Objective
Quote only the part that opens with the line containing "Convert this chart to D3.js code." and closes with the line containing "95.4, 106.9, 120];". Keep both of those lines.
━━ Records to use
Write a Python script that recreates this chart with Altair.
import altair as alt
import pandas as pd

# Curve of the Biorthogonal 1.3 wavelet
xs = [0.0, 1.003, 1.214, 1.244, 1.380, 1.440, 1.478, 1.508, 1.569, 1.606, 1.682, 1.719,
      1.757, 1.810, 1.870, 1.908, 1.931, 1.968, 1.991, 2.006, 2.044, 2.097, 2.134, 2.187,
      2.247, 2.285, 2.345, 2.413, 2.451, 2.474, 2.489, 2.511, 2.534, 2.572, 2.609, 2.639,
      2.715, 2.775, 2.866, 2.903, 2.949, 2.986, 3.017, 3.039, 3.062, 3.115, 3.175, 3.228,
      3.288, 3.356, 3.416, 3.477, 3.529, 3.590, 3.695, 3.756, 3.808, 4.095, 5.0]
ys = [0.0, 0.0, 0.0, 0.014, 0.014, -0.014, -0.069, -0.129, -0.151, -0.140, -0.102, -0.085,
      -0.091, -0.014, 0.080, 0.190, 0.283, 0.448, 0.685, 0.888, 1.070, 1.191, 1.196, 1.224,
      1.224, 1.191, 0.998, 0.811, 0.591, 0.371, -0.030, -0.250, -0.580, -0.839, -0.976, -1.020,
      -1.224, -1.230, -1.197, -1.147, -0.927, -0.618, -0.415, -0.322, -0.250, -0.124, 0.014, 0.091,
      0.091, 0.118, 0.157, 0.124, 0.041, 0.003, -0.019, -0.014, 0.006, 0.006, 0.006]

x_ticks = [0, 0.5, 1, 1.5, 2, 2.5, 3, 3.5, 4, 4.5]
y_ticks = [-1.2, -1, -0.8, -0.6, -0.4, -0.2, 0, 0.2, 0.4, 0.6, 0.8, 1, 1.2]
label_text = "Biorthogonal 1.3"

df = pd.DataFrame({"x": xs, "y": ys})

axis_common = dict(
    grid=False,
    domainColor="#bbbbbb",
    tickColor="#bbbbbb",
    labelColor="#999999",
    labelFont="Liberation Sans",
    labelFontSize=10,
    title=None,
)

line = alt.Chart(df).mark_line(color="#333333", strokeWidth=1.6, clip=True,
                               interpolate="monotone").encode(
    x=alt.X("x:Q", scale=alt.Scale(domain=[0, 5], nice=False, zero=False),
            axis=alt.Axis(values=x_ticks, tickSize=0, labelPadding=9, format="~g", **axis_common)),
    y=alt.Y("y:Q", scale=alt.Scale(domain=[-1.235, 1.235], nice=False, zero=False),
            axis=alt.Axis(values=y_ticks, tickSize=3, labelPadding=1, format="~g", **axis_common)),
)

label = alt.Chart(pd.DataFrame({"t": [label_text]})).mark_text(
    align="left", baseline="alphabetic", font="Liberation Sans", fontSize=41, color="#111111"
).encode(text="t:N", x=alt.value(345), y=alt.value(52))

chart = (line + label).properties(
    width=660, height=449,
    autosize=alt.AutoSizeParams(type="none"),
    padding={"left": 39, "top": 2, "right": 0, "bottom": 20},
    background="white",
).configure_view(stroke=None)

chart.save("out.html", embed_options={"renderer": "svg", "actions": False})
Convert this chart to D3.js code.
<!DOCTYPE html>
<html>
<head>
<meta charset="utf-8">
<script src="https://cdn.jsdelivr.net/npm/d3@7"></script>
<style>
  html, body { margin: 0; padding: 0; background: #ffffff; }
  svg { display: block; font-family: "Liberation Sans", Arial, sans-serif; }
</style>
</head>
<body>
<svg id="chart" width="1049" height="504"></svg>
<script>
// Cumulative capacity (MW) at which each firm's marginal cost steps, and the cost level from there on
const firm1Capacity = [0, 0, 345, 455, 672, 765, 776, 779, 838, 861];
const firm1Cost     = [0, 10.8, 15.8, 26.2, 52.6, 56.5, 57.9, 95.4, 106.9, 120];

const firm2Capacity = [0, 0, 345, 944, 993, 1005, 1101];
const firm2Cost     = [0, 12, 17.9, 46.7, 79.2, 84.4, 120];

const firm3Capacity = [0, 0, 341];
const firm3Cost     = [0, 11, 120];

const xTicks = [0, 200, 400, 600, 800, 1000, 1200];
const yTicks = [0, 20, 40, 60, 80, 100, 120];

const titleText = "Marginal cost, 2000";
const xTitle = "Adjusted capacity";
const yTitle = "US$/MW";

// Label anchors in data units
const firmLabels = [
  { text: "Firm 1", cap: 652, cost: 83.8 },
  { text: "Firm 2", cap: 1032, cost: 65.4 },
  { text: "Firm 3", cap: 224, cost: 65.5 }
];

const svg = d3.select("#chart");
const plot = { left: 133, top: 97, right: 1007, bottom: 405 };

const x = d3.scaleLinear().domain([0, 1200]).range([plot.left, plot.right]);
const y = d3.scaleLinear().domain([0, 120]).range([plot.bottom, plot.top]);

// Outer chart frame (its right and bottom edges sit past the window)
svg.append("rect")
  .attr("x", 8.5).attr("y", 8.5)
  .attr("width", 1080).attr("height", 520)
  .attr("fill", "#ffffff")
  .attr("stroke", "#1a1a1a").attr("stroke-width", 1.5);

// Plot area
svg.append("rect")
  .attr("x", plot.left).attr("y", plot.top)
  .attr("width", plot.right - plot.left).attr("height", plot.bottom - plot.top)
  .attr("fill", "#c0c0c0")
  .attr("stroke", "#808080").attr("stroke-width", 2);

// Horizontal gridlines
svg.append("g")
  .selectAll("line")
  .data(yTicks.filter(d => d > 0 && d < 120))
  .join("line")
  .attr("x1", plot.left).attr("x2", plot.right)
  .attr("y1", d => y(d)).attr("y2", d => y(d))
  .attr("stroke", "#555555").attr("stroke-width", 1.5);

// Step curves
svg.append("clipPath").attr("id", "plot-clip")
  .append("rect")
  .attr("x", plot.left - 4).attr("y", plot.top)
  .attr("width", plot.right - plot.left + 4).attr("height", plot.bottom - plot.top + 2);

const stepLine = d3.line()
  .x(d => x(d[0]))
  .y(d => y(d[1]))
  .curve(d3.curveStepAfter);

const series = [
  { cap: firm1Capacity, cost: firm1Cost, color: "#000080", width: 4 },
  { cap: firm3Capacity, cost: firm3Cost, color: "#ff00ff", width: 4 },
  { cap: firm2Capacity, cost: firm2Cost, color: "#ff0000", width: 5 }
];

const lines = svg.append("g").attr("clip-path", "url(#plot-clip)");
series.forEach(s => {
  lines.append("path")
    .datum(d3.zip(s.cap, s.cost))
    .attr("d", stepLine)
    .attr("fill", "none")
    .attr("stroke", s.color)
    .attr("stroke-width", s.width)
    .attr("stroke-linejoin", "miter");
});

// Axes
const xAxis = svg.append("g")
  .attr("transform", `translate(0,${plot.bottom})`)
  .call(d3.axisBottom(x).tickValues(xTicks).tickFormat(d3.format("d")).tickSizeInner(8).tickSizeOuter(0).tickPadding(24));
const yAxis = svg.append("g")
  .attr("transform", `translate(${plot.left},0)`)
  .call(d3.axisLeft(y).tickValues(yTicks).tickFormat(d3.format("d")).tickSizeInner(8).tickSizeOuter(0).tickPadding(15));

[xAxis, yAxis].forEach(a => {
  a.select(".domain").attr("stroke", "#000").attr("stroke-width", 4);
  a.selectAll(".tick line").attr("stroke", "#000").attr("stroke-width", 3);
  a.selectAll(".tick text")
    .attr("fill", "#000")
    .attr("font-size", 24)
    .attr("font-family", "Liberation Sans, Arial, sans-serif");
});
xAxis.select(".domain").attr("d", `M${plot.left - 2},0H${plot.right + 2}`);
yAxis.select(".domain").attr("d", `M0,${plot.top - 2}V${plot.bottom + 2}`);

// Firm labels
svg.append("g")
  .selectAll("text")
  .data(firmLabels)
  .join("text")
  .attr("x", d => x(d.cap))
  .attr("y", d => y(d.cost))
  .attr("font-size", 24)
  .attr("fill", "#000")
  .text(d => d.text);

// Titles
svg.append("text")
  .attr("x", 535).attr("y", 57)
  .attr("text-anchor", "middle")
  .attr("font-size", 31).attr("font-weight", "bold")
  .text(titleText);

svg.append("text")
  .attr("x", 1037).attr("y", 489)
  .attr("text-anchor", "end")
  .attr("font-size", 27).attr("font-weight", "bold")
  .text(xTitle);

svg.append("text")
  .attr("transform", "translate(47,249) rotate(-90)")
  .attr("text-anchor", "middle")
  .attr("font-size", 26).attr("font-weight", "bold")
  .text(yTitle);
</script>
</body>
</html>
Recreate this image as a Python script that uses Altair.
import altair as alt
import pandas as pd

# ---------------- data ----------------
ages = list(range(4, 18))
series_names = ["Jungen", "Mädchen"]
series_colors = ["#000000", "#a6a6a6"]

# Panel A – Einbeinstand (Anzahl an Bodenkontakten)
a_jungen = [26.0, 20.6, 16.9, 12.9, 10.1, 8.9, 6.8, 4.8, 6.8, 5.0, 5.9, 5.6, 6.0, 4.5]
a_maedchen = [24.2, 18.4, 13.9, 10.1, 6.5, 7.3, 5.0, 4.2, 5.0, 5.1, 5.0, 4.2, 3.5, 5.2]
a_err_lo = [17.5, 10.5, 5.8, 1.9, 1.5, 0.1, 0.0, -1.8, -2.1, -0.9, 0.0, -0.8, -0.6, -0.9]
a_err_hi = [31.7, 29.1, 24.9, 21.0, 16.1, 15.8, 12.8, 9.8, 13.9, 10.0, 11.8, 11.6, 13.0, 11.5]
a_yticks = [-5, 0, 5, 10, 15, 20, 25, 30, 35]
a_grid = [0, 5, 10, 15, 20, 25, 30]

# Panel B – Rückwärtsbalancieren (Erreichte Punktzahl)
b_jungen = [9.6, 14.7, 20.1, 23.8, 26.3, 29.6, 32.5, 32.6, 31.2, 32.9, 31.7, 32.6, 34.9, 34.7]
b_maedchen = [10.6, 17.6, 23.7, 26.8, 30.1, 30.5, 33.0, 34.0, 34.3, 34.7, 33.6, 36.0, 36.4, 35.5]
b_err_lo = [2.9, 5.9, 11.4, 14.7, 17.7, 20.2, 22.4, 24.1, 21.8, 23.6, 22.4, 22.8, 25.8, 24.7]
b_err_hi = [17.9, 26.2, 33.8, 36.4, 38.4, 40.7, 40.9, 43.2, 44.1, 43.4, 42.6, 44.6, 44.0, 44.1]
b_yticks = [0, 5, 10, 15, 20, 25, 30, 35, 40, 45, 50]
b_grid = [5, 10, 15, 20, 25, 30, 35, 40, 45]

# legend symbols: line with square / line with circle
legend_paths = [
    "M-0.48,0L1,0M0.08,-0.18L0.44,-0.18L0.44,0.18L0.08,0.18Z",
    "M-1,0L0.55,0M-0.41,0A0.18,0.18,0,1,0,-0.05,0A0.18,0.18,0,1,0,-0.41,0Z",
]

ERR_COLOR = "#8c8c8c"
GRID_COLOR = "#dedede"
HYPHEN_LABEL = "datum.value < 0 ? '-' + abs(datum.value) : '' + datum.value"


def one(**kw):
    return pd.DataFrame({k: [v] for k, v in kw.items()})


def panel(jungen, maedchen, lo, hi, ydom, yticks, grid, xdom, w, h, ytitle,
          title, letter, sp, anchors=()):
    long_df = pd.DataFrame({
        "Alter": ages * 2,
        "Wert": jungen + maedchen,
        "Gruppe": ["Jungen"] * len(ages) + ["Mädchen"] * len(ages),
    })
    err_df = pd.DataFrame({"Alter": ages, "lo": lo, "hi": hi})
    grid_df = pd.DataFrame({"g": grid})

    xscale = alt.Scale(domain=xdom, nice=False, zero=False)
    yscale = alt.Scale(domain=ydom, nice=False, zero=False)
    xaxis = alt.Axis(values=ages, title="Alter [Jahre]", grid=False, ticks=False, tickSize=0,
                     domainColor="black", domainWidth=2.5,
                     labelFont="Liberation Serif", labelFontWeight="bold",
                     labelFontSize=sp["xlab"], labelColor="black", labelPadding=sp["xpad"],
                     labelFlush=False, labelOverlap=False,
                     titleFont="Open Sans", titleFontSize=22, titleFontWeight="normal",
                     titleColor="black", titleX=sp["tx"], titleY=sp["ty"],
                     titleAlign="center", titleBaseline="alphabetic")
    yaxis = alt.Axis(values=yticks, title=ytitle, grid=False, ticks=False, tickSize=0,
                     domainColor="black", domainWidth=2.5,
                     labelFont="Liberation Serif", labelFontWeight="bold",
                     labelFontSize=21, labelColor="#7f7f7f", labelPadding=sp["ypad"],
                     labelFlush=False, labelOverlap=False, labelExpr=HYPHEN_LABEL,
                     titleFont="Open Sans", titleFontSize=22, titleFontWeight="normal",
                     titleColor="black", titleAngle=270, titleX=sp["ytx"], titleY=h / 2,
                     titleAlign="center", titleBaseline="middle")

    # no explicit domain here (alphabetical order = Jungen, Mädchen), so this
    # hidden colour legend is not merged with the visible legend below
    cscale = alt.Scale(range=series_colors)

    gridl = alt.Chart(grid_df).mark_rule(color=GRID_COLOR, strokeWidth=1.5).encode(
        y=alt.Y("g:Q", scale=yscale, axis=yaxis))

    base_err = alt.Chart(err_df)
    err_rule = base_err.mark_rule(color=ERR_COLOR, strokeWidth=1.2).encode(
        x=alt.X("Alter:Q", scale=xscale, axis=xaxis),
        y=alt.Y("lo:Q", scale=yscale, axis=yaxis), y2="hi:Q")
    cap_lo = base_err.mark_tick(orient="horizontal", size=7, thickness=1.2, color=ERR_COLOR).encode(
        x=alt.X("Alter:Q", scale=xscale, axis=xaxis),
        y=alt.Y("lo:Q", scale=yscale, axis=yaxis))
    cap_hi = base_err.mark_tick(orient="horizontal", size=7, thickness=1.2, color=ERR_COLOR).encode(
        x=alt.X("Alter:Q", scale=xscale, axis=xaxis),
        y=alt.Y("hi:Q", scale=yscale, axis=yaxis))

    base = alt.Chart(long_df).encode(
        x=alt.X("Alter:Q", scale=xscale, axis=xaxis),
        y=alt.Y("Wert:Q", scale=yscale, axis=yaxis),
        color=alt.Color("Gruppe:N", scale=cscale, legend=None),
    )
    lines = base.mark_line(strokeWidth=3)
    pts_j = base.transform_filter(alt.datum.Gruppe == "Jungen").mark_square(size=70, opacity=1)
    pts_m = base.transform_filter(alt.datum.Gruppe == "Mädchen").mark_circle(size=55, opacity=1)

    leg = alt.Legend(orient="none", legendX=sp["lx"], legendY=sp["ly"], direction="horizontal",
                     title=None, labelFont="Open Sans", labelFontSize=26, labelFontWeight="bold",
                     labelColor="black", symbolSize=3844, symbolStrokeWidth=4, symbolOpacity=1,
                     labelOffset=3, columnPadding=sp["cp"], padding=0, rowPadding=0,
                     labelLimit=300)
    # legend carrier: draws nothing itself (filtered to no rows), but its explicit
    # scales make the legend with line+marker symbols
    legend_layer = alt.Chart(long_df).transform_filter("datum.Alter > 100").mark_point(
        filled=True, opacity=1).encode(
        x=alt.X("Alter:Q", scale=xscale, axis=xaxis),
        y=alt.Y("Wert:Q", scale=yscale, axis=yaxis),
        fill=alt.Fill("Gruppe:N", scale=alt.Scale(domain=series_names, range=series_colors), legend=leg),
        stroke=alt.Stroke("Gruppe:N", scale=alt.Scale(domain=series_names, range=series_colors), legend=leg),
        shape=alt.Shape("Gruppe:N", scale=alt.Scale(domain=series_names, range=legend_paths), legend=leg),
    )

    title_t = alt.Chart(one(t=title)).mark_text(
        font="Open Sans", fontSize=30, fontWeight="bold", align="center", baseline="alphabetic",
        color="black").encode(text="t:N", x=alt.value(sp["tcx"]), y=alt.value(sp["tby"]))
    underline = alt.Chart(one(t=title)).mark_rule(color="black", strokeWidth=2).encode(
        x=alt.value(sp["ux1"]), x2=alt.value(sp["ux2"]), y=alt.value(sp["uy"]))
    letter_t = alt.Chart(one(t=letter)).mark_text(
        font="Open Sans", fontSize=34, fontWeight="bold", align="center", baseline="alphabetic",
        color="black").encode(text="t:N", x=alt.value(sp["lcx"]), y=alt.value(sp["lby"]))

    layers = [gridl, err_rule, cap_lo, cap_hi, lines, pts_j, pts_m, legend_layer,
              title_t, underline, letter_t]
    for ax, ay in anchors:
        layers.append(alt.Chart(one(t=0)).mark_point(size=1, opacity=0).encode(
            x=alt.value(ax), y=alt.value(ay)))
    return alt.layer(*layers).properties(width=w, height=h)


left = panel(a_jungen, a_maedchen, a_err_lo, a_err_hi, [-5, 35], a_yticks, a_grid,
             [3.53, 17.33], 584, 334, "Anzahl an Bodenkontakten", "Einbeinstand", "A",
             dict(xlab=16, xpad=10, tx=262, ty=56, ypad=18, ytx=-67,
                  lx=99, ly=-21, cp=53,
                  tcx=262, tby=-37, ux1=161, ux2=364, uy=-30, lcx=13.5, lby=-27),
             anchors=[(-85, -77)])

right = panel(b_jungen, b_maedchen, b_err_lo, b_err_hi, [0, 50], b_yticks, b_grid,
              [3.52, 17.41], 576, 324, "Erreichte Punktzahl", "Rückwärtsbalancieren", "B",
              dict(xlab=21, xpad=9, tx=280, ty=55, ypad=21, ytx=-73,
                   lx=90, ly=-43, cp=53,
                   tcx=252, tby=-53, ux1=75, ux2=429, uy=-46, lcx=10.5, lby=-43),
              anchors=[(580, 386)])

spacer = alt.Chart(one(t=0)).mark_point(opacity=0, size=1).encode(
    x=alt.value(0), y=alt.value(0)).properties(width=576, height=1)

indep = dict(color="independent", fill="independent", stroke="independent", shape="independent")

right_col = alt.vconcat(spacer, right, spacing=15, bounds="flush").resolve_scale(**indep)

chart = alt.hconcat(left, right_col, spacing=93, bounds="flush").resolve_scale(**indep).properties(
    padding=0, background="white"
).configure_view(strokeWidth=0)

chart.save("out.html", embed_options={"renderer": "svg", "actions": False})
━━━━
Output below
Convert this chart to D3.js code.
<!DOCTYPE html>
<html>
<head>
<meta charset="utf-8">
<script src="https://cdn.jsdelivr.net/npm/d3@7"></script>
<style>
  html, body { margin: 0; padding: 0; background: #ffffff; }
  svg { display: block; font-family: "Liberation Sans", Arial, sans-serif; }
</style>
</head>
<body>
<svg id="chart" width="1049" height="504"></svg>
<script>
// Cumulative capacity (MW) at which each firm's marginal cost steps, and the cost level from there on
const firm1Capacity = [0, 0, 345, 455, 672, 765, 776, 779, 838, 861];
const firm1Cost     = [0, 10.8, 15.8, 26.2, 52.6, 56.5, 57.9, 95.4, 106.9, 120];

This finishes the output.